▶ [TO DO]
Transcribe all of the material below word for word and leave out its pictures.

--- BEGIN DATA LINES ---

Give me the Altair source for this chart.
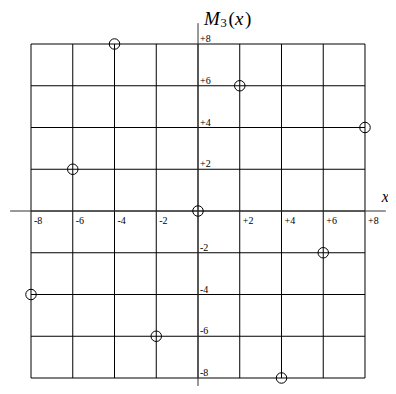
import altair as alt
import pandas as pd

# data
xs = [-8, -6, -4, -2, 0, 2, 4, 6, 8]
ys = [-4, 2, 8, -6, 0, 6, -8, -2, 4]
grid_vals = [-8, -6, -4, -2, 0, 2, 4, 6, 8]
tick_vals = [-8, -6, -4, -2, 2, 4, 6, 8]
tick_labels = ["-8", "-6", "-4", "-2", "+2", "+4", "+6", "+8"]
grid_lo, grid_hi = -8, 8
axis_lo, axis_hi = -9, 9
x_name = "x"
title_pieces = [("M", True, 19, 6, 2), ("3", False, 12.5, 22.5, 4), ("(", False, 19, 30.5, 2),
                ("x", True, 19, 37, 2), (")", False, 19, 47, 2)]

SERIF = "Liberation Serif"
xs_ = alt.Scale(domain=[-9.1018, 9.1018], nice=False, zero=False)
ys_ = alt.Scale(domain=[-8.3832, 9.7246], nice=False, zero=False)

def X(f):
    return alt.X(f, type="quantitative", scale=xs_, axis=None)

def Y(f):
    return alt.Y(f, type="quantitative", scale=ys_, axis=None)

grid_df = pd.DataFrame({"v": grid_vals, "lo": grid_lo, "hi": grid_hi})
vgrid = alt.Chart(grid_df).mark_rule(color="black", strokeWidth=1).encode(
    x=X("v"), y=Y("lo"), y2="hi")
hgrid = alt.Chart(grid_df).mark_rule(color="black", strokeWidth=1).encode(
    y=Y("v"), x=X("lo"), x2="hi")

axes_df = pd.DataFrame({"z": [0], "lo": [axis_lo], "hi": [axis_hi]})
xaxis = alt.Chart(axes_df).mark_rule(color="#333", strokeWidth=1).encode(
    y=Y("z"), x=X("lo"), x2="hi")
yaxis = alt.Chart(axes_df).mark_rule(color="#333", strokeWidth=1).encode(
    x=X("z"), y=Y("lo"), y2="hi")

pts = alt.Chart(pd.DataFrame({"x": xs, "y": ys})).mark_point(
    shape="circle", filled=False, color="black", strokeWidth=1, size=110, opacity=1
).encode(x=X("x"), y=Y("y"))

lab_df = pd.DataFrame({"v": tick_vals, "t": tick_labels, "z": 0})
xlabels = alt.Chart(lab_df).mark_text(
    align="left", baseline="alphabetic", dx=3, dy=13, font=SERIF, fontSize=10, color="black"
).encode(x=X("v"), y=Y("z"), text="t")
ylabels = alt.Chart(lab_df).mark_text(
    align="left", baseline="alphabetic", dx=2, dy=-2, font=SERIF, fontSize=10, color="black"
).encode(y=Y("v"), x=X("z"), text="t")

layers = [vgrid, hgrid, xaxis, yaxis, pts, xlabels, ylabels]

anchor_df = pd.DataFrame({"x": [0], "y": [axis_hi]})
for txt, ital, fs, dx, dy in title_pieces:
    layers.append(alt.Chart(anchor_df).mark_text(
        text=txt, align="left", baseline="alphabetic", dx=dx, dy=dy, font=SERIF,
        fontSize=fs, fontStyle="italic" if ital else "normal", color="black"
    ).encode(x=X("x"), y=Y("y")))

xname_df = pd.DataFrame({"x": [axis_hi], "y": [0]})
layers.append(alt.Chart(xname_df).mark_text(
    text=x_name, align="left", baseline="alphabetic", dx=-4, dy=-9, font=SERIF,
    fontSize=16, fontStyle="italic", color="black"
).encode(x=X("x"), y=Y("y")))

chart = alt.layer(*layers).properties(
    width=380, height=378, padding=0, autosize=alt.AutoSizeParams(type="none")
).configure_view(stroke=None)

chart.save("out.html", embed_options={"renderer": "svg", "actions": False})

--- END DATA LINES ---

▶ [RESULT]
Give me the Altair source for this chart.
import altair as alt
import pandas as pd

# data
xs = [-8, -6, -4, -2, 0, 2, 4, 6, 8]
ys = [-4, 2, 8, -6, 0, 6, -8, -2, 4]
grid_vals = [-8, -6, -4, -2, 0, 2, 4, 6, 8]
tick_vals = [-8, -6, -4, -2, 2, 4, 6, 8]
tick_labels = ["-8", "-6", "-4", "-2", "+2", "+4", "+6", "+8"]
grid_lo, grid_hi = -8, 8
axis_lo, axis_hi = -9, 9
x_name = "x"
title_pieces = [("M", True, 19, 6, 2), ("3", False, 12.5, 22.5, 4), ("(", False, 19, 30.5, 2),
                ("x", True, 19, 37, 2), (")", False, 19, 47, 2)]

SERIF = "Liberation Serif"
xs_ = alt.Scale(domain=[-9.1018, 9.1018], nice=False, zero=False)
ys_ = alt.Scale(domain=[-8.3832, 9.7246], nice=False, zero=False)

def X(f):
    return alt.X(f, type="quantitative", scale=xs_, axis=None)

def Y(f):
    return alt.Y(f, type="quantitative", scale=ys_, axis=None)

grid_df = pd.DataFrame({"v": grid_vals, "lo": grid_lo, "hi": grid_hi})
vgrid = alt.Chart(grid_df).mark_rule(color="black", strokeWidth=1).encode(
    x=X("v"), y=Y("lo"), y2="hi")
hgrid = alt.Chart(grid_df).mark_rule(color="black", strokeWidth=1).encode(
    y=Y("v"), x=X("lo"), x2="hi")

axes_df = pd.DataFrame({"z": [0], "lo": [axis_lo], "hi": [axis_hi]})
xaxis = alt.Chart(axes_df).mark_rule(color="#333", strokeWidth=1).encode(
    y=Y("z"), x=X("lo"), x2="hi")
yaxis = alt.Chart(axes_df).mark_rule(color="#333", strokeWidth=1).encode(
    x=X("z"), y=Y("lo"), y2="hi")

pts = alt.Chart(pd.DataFrame({"x": xs, "y": ys})).mark_point(
    shape="circle", filled=False, color="black", strokeWidth=1, size=110, opacity=1
).encode(x=X("x"), y=Y("y"))

lab_df = pd.DataFrame({"v": tick_vals, "t": tick_labels, "z": 0})
xlabels = alt.Chart(lab_df).mark_text(
    align="left", baseline="alphabetic", dx=3, dy=13, font=SERIF, fontSize=10, color="black"
).encode(x=X("v"), y=Y("z"), text="t")
ylabels = alt.Chart(lab_df).mark_text(
    align="left", baseline="alphabetic", dx=2, dy=-2, font=SERIF, fontSize=10, color="black"
).encode(y=Y("v"), x=X("z"), text="t")

layers = [vgrid, hgrid, xaxis, yaxis, pts, xlabels, ylabels]

anchor_df = pd.DataFrame({"x": [0], "y": [axis_hi]})
for txt, ital, fs, dx, dy in title_pieces:
    layers.append(alt.Chart(anchor_df).mark_text(
        text=txt, align="left", baseline="alphabetic", dx=dx, dy=dy, font=SERIF,
        fontSize=fs, fontStyle="italic" if ital else "normal", color="black"
    ).encode(x=X("x"), y=Y("y")))

xname_df = pd.DataFrame({"x": [axis_hi], "y": [0]})
layers.append(alt.Chart(xname_df).mark_text(
    text=x_name, align="left", baseline="alphabetic", dx=-4, dy=-9, font=SERIF,
    fontSize=16, fontStyle="italic", color="black"
).encode(x=X("x"), y=Y("y")))

chart = alt.layer(*layers).properties(
    width=380, height=378, padding=0, autosize=alt.AutoSizeParams(type="none")
).configure_view(stroke=None)

chart.save("out.html", embed_options={"renderer": "svg", "actions": False})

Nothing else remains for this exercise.